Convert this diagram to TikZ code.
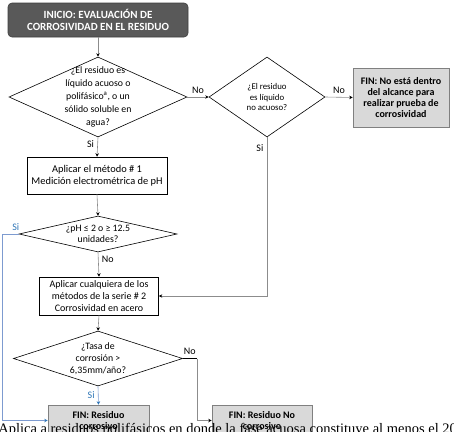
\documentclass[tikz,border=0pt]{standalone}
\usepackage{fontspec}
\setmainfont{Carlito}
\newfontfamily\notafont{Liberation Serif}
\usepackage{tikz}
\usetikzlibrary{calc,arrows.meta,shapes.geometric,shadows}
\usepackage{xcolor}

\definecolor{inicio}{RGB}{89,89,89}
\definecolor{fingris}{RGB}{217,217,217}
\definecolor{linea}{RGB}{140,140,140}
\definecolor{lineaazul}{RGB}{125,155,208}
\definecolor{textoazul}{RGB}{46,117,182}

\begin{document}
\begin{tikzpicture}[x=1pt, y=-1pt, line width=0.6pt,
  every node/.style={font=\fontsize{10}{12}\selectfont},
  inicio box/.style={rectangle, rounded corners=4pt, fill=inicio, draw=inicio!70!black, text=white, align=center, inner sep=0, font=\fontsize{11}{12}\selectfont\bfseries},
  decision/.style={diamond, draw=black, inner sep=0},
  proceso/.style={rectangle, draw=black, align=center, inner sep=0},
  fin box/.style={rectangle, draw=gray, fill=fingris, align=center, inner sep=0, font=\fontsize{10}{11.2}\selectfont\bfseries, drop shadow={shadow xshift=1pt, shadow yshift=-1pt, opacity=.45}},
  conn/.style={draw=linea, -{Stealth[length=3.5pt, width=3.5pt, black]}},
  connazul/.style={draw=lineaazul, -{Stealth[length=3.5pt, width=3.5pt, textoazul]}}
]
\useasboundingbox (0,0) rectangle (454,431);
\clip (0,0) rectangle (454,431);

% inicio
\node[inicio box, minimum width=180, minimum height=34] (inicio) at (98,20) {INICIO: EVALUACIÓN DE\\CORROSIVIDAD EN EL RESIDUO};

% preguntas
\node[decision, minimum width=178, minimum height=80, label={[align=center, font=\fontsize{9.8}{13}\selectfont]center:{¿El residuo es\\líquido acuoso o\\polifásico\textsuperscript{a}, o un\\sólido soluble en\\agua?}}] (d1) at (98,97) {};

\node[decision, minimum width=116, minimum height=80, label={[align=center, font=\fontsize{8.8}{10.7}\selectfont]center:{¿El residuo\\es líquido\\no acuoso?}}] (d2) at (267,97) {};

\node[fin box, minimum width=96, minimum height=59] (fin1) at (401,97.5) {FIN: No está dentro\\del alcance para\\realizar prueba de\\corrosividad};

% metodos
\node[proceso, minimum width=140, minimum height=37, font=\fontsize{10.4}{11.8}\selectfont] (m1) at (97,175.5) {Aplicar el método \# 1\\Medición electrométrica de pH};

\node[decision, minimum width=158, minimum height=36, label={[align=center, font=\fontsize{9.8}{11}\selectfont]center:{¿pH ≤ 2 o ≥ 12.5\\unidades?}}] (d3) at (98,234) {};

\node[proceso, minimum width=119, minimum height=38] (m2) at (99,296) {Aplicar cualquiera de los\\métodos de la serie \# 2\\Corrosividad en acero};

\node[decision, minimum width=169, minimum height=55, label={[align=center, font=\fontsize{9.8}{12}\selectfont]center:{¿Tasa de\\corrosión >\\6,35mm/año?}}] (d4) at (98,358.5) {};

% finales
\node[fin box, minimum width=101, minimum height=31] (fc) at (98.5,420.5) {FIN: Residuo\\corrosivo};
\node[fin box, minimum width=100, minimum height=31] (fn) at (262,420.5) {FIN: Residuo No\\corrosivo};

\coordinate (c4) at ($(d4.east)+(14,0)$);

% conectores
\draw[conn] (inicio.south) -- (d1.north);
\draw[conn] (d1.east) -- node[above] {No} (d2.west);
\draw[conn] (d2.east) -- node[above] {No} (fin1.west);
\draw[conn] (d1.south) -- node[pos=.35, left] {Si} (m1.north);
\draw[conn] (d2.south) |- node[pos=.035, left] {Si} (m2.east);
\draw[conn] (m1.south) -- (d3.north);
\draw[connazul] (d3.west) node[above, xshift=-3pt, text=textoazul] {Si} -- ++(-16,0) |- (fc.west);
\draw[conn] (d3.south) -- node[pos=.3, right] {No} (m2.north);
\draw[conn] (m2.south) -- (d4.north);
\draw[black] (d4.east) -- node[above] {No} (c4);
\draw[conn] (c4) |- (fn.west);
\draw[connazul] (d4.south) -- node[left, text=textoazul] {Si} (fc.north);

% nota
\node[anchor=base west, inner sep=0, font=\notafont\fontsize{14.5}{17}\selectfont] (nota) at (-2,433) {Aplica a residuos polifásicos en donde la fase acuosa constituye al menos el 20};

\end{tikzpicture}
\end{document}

#### [STATED GOAL]
Copy the listing over exactly, skipping the pictures it holds.

#### [RESULT OF THE EXERCISE]
Convert this diagram to TikZ code.
\documentclass[tikz,border=0pt]{standalone}
\usepackage{fontspec}
\setmainfont{Carlito}
\newfontfamily\notafont{Liberation Serif}
\usepackage{tikz}
\usetikzlibrary{calc,arrows.meta,shapes.geometric,shadows}
\usepackage{xcolor}

\definecolor{inicio}{RGB}{89,89,89}
\definecolor{fingris}{RGB}{217,217,217}
\definecolor{linea}{RGB}{140,140,140}
\definecolor{lineaazul}{RGB}{125,155,208}
\definecolor{textoazul}{RGB}{46,117,182}

\begin{document}
\begin{tikzpicture}[x=1pt, y=-1pt, line width=0.6pt,
  every node/.style={font=\fontsize{10}{12}\selectfont},
  inicio box/.style={rectangle, rounded corners=4pt, fill=inicio, draw=inicio!70!black, text=white, align=center, inner sep=0, font=\fontsize{11}{12}\selectfont\bfseries},
  decision/.style={diamond, draw=black, inner sep=0},
  proceso/.style={rectangle, draw=black, align=center, inner sep=0},
  fin box/.style={rectangle, draw=gray, fill=fingris, align=center, inner sep=0, font=\fontsize{10}{11.2}\selectfont\bfseries, drop shadow={shadow xshift=1pt, shadow yshift=-1pt, opacity=.45}},
  conn/.style={draw=linea, -{Stealth[length=3.5pt, width=3.5pt, black]}},
  connazul/.style={draw=lineaazul, -{Stealth[length=3.5pt, width=3.5pt, textoazul]}}
]
\useasboundingbox (0,0) rectangle (454,431);
\clip (0,0) rectangle (454,431);

% inicio
\node[inicio box, minimum width=180, minimum height=34] (inicio) at (98,20) {INICIO: EVALUACIÓN DE\\CORROSIVIDAD EN EL RESIDUO};

% preguntas
\node[decision, minimum width=178, minimum height=80, label={[align=center, font=\fontsize{9.8}{13}\selectfont]center:{¿El residuo es\\líquido acuoso o\\polifásico\textsuperscript{a}, o un\\sólido soluble en\\agua?}}] (d1) at (98,97) {};

\node[decision, minimum width=116, minimum height=80, label={[align=center, font=\fontsize{8.8}{10.7}\selectfont]center:{¿El residuo\\es líquido\\no acuoso?}}] (d2) at (267,97) {};

\node[fin box, minimum width=96, minimum height=59] (fin1) at (401,97.5) {FIN: No está dentro\\del alcance para\\realizar prueba de\\corrosividad};

% metodos
\node[proceso, minimum width=140, minimum height=37, font=\fontsize{10.4}{11.8}\selectfont] (m1) at (97,175.5) {Aplicar el método \# 1\\Medición electrométrica de pH};

\node[decision, minimum width=158, minimum height=36, label={[align=center, font=\fontsize{9.8}{11}\selectfont]center:{¿pH ≤ 2 o ≥ 12.5\\unidades?}}] (d3) at (98,234) {};

\node[proceso, minimum width=119, minimum height=38] (m2) at (99,296) {Aplicar cualquiera de los\\métodos de la serie \# 2\\Corrosividad en acero};

\node[decision, minimum width=169, minimum height=55, label={[align=center, font=\fontsize{9.8}{12}\selectfont]center:{¿Tasa de\\corrosión >\\6,35mm/año?}}] (d4) at (98,358.5) {};

% finales
\node[fin box, minimum width=101, minimum height=31] (fc) at (98.5,420.5) {FIN: Residuo\\corrosivo};
\node[fin box, minimum width=100, minimum height=31] (fn) at (262,420.5) {FIN: Residuo No\\corrosivo};

\coordinate (c4) at ($(d4.east)+(14,0)$);

% conectores
\draw[conn] (inicio.south) -- (d1.north);
\draw[conn] (d1.east) -- node[above] {No} (d2.west);
\draw[conn] (d2.east) -- node[above] {No} (fin1.west);
\draw[conn] (d1.south) -- node[pos=.35, left] {Si} (m1.north);
\draw[conn] (d2.south) |- node[pos=.035, left] {Si} (m2.east);
\draw[conn] (m1.south) -- (d3.north);
\draw[connazul] (d3.west) node[above, xshift=-3pt, text=textoazul] {Si} -- ++(-16,0) |- (fc.west);
\draw[conn] (d3.south) -- node[pos=.3, right] {No} (m2.north);
\draw[conn] (m2.south) -- (d4.north);
\draw[black] (d4.east) -- node[above] {No} (c4);
\draw[conn] (c4) |- (fn.west);
\draw[connazul] (d4.south) -- node[left, text=textoazul] {Si} (fc.north);

% nota
\node[anchor=base west, inner sep=0, font=\notafont\fontsize{14.5}{17}\selectfont] (nota) at (-2,433) {Aplica a residuos polifásicos en donde la fase acuosa constituye al menos el 20};

\end{tikzpicture}
\end{document}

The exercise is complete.